Data records:
..........

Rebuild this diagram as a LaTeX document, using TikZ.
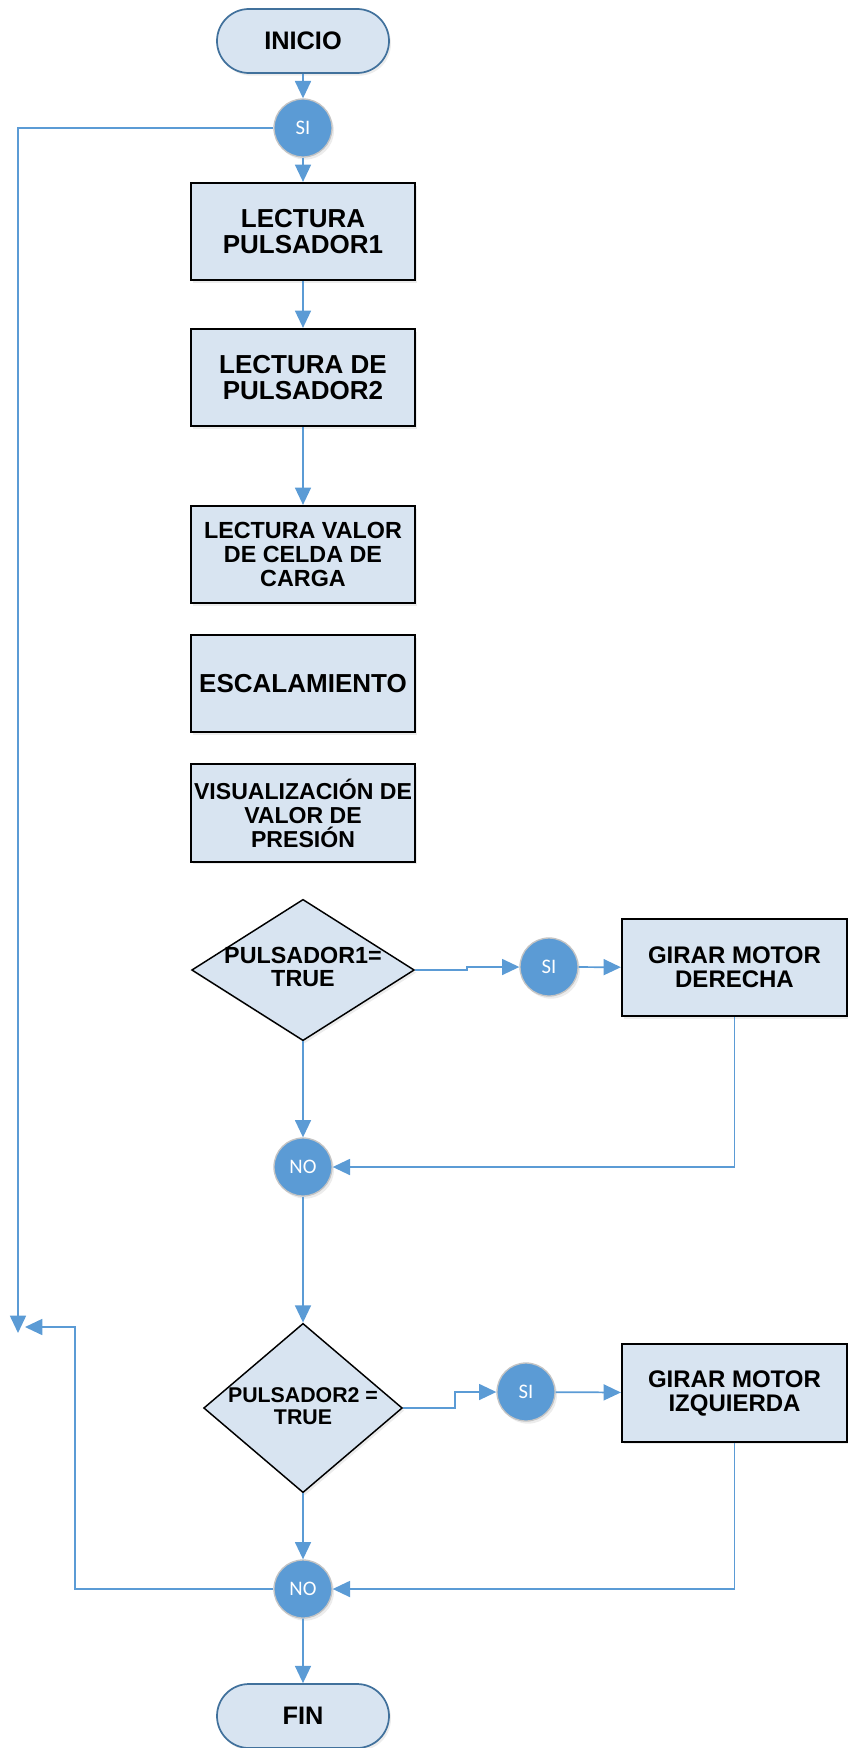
\documentclass[tikz,border=0pt]{standalone}
\usepackage{fontspec}
\setmainfont{Liberation Sans}
\newfontfamily\circfont{Carlito}
\usetikzlibrary{shapes.geometric,shapes.misc,arrows.meta,shadows}
\definecolor{flowblue}{RGB}{91,155,213}
\definecolor{boxfill}{RGB}{216,228,241}
\definecolor{termline}{RGB}{65,113,156}
\definecolor{ringgray}{RGB}{196,196,196}

\begin{document}
\begin{tikzpicture}[x=0.75pt,y=-0.75pt,
		soft/.style={drop shadow={opacity=0.15,shadow xshift=1.5pt,shadow yshift=-2pt}},
		proc/.style={rectangle,draw=black,line width=1.4pt,fill=boxfill,soft,minimum width=168pt,minimum height=73pt,inner sep=0pt,align=center,font=\bfseries\fontsize{19.5}{19.5}\selectfont},
		motor/.style={proc,minimum width=169pt,font=\bfseries\fontsize{18}{18}\selectfont},
		term/.style={rounded rectangle,draw=termline,line width=1.3pt,fill=boxfill,soft,minimum width=129pt,minimum height=48pt,inner sep=0pt,font=\bfseries\fontsize{19}{19}\selectfont},
		dot/.style={circle,draw=ringgray,line width=1pt,fill=flowblue,soft,minimum size=43.5pt,inner sep=0pt,text=white,font=\circfont\fontsize{15.5}{15.5}\selectfont},
		decision/.style={diamond,draw=black,line width=1.1pt,fill=boxfill,soft,inner sep=0pt},
		dtext/.style={align=center,inner sep=0pt,font=\bfseries\fontsize{17.5}{17.5}\selectfont},
		flow/.style={color=flowblue,line width=1.3pt,-{Triangle[length=13pt,width=12pt,fill=flowblue]}}]
	\useasboundingbox (0,0) rectangle (848,1748);
	\draw (303,41) node [term] (ini) {INICIO};
	\draw (303,128) node [dot] (s1) {SI};
	\draw (303,231.5) node [proc] (b1) {LECTURA\\PULSADOR1};
	\draw (303,377.5) node [proc] (b2) {LECTURA DE\\PULSADOR2};
	\draw (303,554.5) node [proc,font=\bfseries\fontsize{17.5}{18}\selectfont] (b3) {LECTURA VALOR\\DE CELDA DE\\CARGA};
	\draw (303,683.5) node [proc] (b4) {ESCALAMIENTO};
	\draw (303,813) node [proc,font=\bfseries\fontsize{17.3}{18}\selectfont] (b5) {VISUALIZACIÓN DE\\VALOR DE\\PRESIÓN};
	\draw (303,970) node [decision,minimum width=167pt,minimum height=106pt] (p1) {};
	\draw (303,967) node [dtext] (p1t) {PULSADOR1=\\TRUE};
	\draw (549,967) node [dot] (s2) {SI};
	\draw (734.5,967.5) node [motor] (m1) {GIRAR MOTOR\\DERECHA};
	\draw (303,1167) node [dot] (n1) {NO};
	\draw (303,1408) node [decision,minimum width=149pt,minimum height=127pt] (p2) {};
	\draw (303,1406) node [dtext,font=\bfseries\fontsize{16}{16}\selectfont] (p2t) {PULSADOR2 =\\TRUE};
	\draw (526,1392) node [dot] (s3) {SI};
	\draw (734.5,1393) node [motor] (m2) {GIRAR MOTOR\\IZQUIERDA};
	\draw (303,1589) node [dot] (n2) {NO};
	\draw (303,1716) node [term] (fin) {FIN};
	\coordinate (rt) at (18,1333);
	\coordinate (bk) at (75,1327);
	\coordinate (back) at (25,1327);
	\path[flow]
		(ini) edge (s1)
		(s1) edge (b1)
		(b1) edge (b2)
		(b2) edge (b3)
		(p1) edge (n1)
		(s2) edge (m1)
		(n1) edge (p2)
		(p2) edge (n2)
		(s3) edge (m2)
		(n2) edge (fin);
	\draw[flow] (p1.east) -- ++(52,0) |- (s2.west);
	\draw[flow] (p2.east) -- ++(52,0) |- (s3.west);
	\draw[flow] (m1.south) |- (n1.east);
	\draw[flow] (m2.south) |- (n2.east);
	\draw[flow] (s1.west) -| (rt);
	\draw[flow] (n2.west) -| (bk) -- (back);
\end{tikzpicture}
\end{document}
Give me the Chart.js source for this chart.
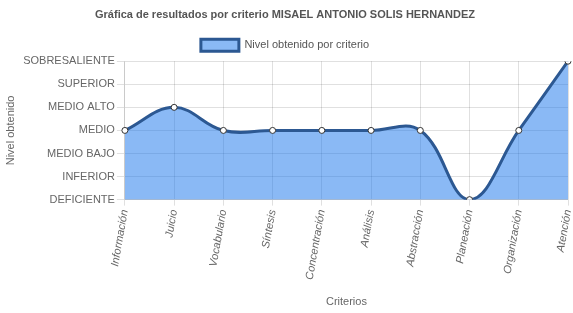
<!DOCTYPE html>
<html>
<head>
<meta charset="utf-8">
<script src="https://cdn.jsdelivr.net/npm/chart.js@4/dist/chart.umd.min.js"></script>
<style>
  html, body { margin: 0; padding: 0; background: #fff; }
  #wrap { width: 573px; height: 313px; }
</style>
</head>
<body>
<div id="wrap"><canvas id="nivelChart"></canvas></div>
<script>
var criterios = ['Información', 'Juicio', 'Vocabulario', 'Síntesis', 'Concentración', 'Análisis', 'Abstracción', 'Planeación', 'Organización', 'Atención'];
var niveles = [3, 4, 3, 3, 3, 3, 3, 0, 3, 6];
var nombresNivel = ['DEFICIENTE', 'INFERIOR', 'MEDIO BAJO', 'MEDIO', 'MEDIO ALTO', 'SUPERIOR', 'SOBRESALIENTE'];

Chart.defaults.font.family = '"Liberation Sans", Arial, sans-serif';
Chart.defaults.color = '#666';

var ctx = document.getElementById('nivelChart').getContext('2d');
var myChart = new Chart(ctx, {
    type: 'line',
    data: {
        labels: criterios,
        datasets: [{
            label: 'Nivel obtenido por criterio',
            data: niveles,
            fill: true,
            tension: 0.4,
            backgroundColor: 'rgba(21, 115, 235, 0.5)',
            borderColor: 'rgba(44, 88, 146, 1)',
            borderWidth: 3,
            pointRadius: 3,
            pointBorderWidth: 1,
            pointBackgroundColor: '#fff',
            pointBorderColor: '#333'
        }]
    },
    options: {
        responsive: true,
        maintainAspectRatio: false,
        animation: false,
        layout: { padding: { left: 0, right: 3, top: 0, bottom: 0 } },
        plugins: {
            title: {
                display: true,
                text: 'Gráfica de resultados por criterio MISAEL ANTONIO SOLIS HERNANDEZ',
                color: '#555',
                font: { size: 11, weight: 'bold' },
                padding: { top: 8, bottom: 12 }
            },
            legend: {
                labels: {
                    boxWidth: 38,
                    boxHeight: 12,
                    padding: 6,
                    font: { size: 11 },
                    color: '#555'
                }
            },
            tooltip: { enabled: false }
        },
        scales: {
            x: {
                offset: false,
                grid: { color: 'rgba(0,0,0,0.12)', tickLength: 6 },
                ticks: {
                    maxRotation: 80,
                    minRotation: 80,
                    font: { size: 11, style: 'italic' }
                },
                title: { display: true, text: 'Criterios', font: { size: 11 }, padding: { top: 12 } },
                afterFit: function(scale) { scale.paddingRight = 0; }
            },
            y: {
                min: 0,
                max: 6,
                grid: { color: 'rgba(0,0,0,0.12)', tickLength: 8 },
                ticks: {
                    stepSize: 1,
                    font: { size: 11 },
                    padding: 2,
                    callback: function(value) { return nombresNivel[value]; }
                },
                title: { display: true, text: 'Nivel obtenido', font: { size: 11 } }
            }
        }
    }
});
</script>
</body>
</html>
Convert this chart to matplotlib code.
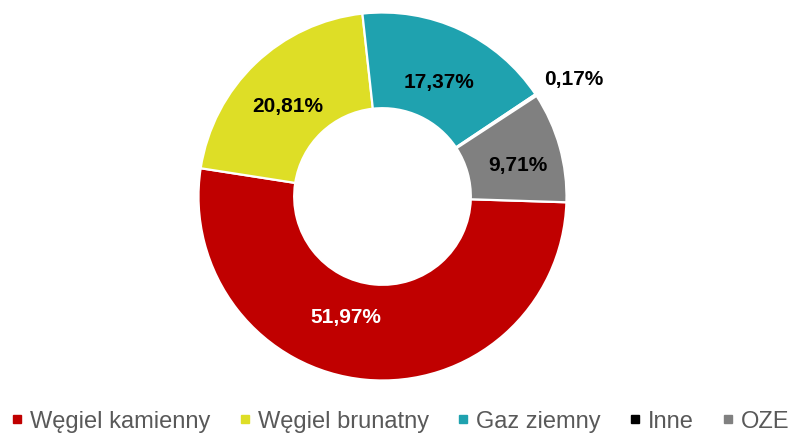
import numpy as np
import matplotlib
matplotlib.use("Agg")
import matplotlib.pyplot as plt
from matplotlib.lines import Line2D

categories = ["Węgiel kamienny", "Węgiel brunatny", "Gaz ziemny", "Inne", "OZE"]
values = [51.97, 20.81, 17.37, 0.17, 9.71]
labels = ["51,97%", "20,81%", "17,37%", "0,17%", "9,71%"]
colors = ["#C00000", "#DEDE26", "#1FA2AF", "#000000", "#808080"]
label_colors = ["white", "black", "black", "black", "black"]

plt.rcParams['font.family'] = ['Liberation Sans', 'DejaVu Sans']

W, H = 792, 435
fig = plt.figure(figsize=(W / 100, H / 100), dpi=100)
cx, cy, R = 382.5, 197.5, 184
ax = fig.add_axes([(cx - R) / W, (H - cy - R) / H, 2 * R / W, 2 * R / H])

start = -1.8
wedges, _ = ax.pie(values, colors=colors, startangle=start, counterclock=False,
                   radius=1, wedgeprops=dict(width=0.52, edgecolor='white', linewidth=1.6))
ax.set_xlim(-1, 1)
ax.set_ylim(-1, 1)
ax.set_aspect('equal')
ax.axis('off')

label_r = [0.672, 0.719, 0.704, 1.226, 0.76]
label_dtheta = [-12, 1.9, -0.8, -1.4, -1.6]
for w, lab, col, rr, dt in zip(wedges, labels, label_colors, label_r, label_dtheta):
    mid = np.deg2rad((w.theta1 + w.theta2) / 2 + dt)
    ax.text(rr * np.cos(mid), rr * np.sin(mid), lab, ha='center', va='center_baseline',
            fontsize=15, fontweight='bold', color=col, clip_on=False)

handles = [Line2D([], [], marker='s', linestyle='none', markersize=5.5,
                  markerfacecolor=c, markeredgecolor=c) for c in colors]
fig.legend(handles, categories, loc='center', bbox_to_anchor=(0.5 + 5 / W, 1 - 422 / H),
           ncol=5, frameon=False, fontsize=17, labelcolor='#595959',
           handlelength=0.4, handletextpad=0.35, columnspacing=1.25,
           borderaxespad=0, borderpad=0)

fig.savefig("out.png", dpi=100, facecolor='white')
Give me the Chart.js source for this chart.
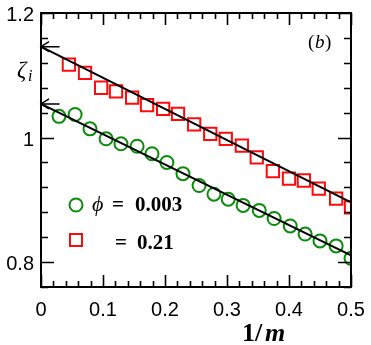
<!DOCTYPE html>
<html>
<head>
<meta charset="utf-8">
<script src="https://cdn.jsdelivr.net/npm/chart.js@4/dist/chart.umd.min.js"></script>
<style>
  html, body { margin: 0; padding: 0; background: #fff; }
  #wrap { width: 371px; height: 345px; }
</style>
</head>
<body>
<div id="wrap"><canvas id="zetaChart" width="371" height="345"></canvas></div>
<script>
// phi = 0.003 (green circles)
var greenX = [0.029, 0.055, 0.079, 0.105, 0.129, 0.155, 0.179, 0.203, 0.229, 0.255,
              0.279, 0.302, 0.326, 0.352, 0.376, 0.402, 0.426, 0.45, 0.476, 0.5];
var greenY = [1.034, 1.037, 1.014, 0.998, 0.990, 0.986, 0.974, 0.960, 0.942, 0.923,
              0.909, 0.901, 0.891, 0.883, 0.870, 0.858, 0.845, 0.834, 0.826, 0.806];

// phi = 0.21 (red squares)
var redX = [0.045, 0.071, 0.097, 0.121, 0.147, 0.171, 0.197, 0.221, 0.247, 0.273,
            0.298, 0.324, 0.348, 0.374, 0.4, 0.424, 0.448, 0.476, 0.5];
var redY = [1.117, 1.104, 1.080, 1.074, 1.064, 1.052, 1.046, 1.038, 1.021, 1.006,
            0.998, 0.987, 0.968, 0.946, 0.934, 0.931, 0.918, 0.902, 0.888];

// linear fits, extrapolated to 1/m = 0
var fitX = [0, 0.5];
var greenFit = [1.054, 0.811];
var redFit = [1.146, 0.896];

// axes: minor ticks every step, labels only on the major ones
var xMin = 0, xMax = 0.5, xStep = 0.02;
var yMin = 0.76, yMax = 1.2, yStep = 0.04;
var xLabels = ['0', '0.1', '0.2', '0.3', '0.4', '0.5'];
var yLabels = ['0.8', '1', '1.2'];

var green = 'rgb(10, 140, 10)';
var red = 'rgb(255, 10, 10)';

function pts(xs, ys) {
  return xs.map(function (x, i) { return { x: x, y: ys[i] }; });
}

function isMajor(v, every) {
  var r = v / every;
  return Math.abs(r - Math.round(r)) < 1e-6;
}

// frame, inward ticks on all four sides, tick labels, arrows, legend and texts
var decorPlugin = {
  id: 'decor',
  afterDatasetsDraw: function (chart) {
    var ctx = chart.ctx, a = chart.chartArea;
    var xs = chart.scales.x, ys = chart.scales.y;
    ctx.save();
    ctx.strokeStyle = '#000';
    ctx.lineWidth = 2;
    ctx.strokeRect(a.left, a.top, a.right - a.left, a.bottom - a.top);

    ctx.lineWidth = 1.6;
    ctx.beginPath();
    xs.ticks.forEach(function (t) {
      var px = Math.round(xs.getPixelForValue(t.value)) + 0.5;
      var len = isMajor(t.value, 0.1) ? 12 : 6;
      ctx.moveTo(px, a.bottom); ctx.lineTo(px, a.bottom - len);
      ctx.moveTo(px, a.top); ctx.lineTo(px, a.top + len);
    });
    ys.ticks.forEach(function (t) {
      var py = Math.round(ys.getPixelForValue(t.value)) + 0.5;
      var len = isMajor(t.value, 0.2) ? 13 : 7;
      ctx.moveTo(a.left, py); ctx.lineTo(a.left + len, py);
      ctx.moveTo(a.right, py); ctx.lineTo(a.right - len, py);
    });
    ctx.stroke();

    // tick labels
    ctx.fillStyle = '#000';
    ctx.font = '20px "Liberation Sans"';
    ctx.textBaseline = 'alphabetic';
    ctx.textAlign = 'center';
    xLabels.forEach(function (s) {
      ctx.fillText(s, xs.getPixelForValue(parseFloat(s)), 316);
    });
    ctx.textAlign = 'right';
    yLabels.forEach(function (s) {
      ctx.fillText(s, 34, ys.getPixelForValue(parseFloat(s)) + 8);
    });

    // arrows at the intercepts
    ctx.lineWidth = 1.5;
    [redFit[0], greenFit[0]].forEach(function (v) {
      var y = ys.getPixelForValue(v);
      var x0 = xs.getPixelForValue(0), x1 = xs.getPixelForValue(0.03);
      ctx.beginPath();
      ctx.moveTo(x1, y); ctx.lineTo(x0, y);
      ctx.moveTo(x0 + 8, y - 5); ctx.lineTo(x0, y); ctx.lineTo(x0 + 8, y + 5);
      ctx.stroke();
    });

    // legend
    ctx.lineWidth = 2;
    ctx.strokeStyle = green;
    ctx.beginPath();
    ctx.arc(76, 205, 6.5, 0, Math.PI * 2);
    ctx.stroke();
    ctx.strokeStyle = red;
    ctx.strokeRect(70, 234, 12, 12);

    ctx.textAlign = 'left';
    ctx.font = 'italic 22px "Liberation Serif"';
    ctx.fillText('\u03d5', 92, 211);
    ctx.font = 'bold 21px "Liberation Serif"';
    ctx.fillText('=', 112, 211);
    ctx.fillText('0.003', 135, 211);
    ctx.fillText('=', 115, 249);
    ctx.fillText('0.21', 137, 249);

    // axis titles and panel tag
    ctx.font = 'italic 23px "Liberation Serif"';
    ctx.fillText('\u03b6', 17, 77);
    ctx.font = 'italic 16px "Liberation Serif"';
    ctx.fillText('i', 28, 81);

    ctx.font = '19px "Liberation Serif"';
    ctx.fillText('(', 308, 48);
    ctx.font = 'italic 19px "Liberation Serif"';
    ctx.fillText('b', 315, 48);
    ctx.font = '19px "Liberation Serif"';
    ctx.fillText(')', 325, 48);

    ctx.font = 'bold 26px "Liberation Serif"';
    ctx.fillText('1/', 242, 341);
    ctx.font = 'bold italic 26px "Liberation Serif"';
    ctx.fillText('m', 265, 341);
    ctx.restore();
  }
};

var ctx = document.getElementById('zetaChart').getContext('2d');
var zetaChart = new Chart(ctx, {
  type: 'scatter',
  data: {
    datasets: [{
      label: 'fit 0.21',
      type: 'line',
      data: pts(fitX, redFit),
      borderColor: '#000',
      borderWidth: 2,
      pointRadius: 0,
      fill: false
    }, {
      label: 'fit 0.003',
      type: 'line',
      data: pts(fitX, greenFit),
      borderColor: '#000',
      borderWidth: 2,
      pointRadius: 0,
      fill: false
    }, {
      label: '\u03d5 = 0.003',
      data: pts(greenX, greenY),
      pointStyle: 'circle',
      pointRadius: 6.5,
      borderWidth: 2,
      borderColor: green,
      backgroundColor: 'rgba(0,0,0,0)'
    }, {
      label: '= 0.21',
      data: pts(redX, redY),
      pointStyle: 'rect',
      pointRadius: 8.7,
      borderWidth: 2,
      borderColor: red,
      backgroundColor: 'rgba(0,0,0,0)'
    }]
  },
  options: {
    responsive: false,
    animation: false,
    layout: { padding: { top: 13, right: 20, left: 0, bottom: 0 } },
    plugins: {
      legend: { display: false },
      tooltip: { enabled: false }
    },
    scales: {
      x: {
        type: 'linear',
        min: xMin,
        max: xMax,
        grid: { display: false },
        border: { display: false },
        afterFit: function (s) { s.height = 58; },
        ticks: { stepSize: xStep, autoSkip: false, display: false }
      },
      y: {
        type: 'linear',
        min: yMin,
        max: yMax,
        grid: { display: false },
        border: { display: false },
        afterFit: function (s) { s.width = 41; },
        ticks: { stepSize: yStep, autoSkip: false, display: false }
      }
    }
  },
  plugins: [decorPlugin]
});
</script>
</body>
</html>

..........

Your task:
Look through the data above. Find each line with the string "this" and copy it.

Solution:
Rebuild this diagram as a LaTeX document, using TikZ.
Give me the Chart.js source for this chart.
Convert this chart to matplotlib code.
Give me the Chart.js source for this chart.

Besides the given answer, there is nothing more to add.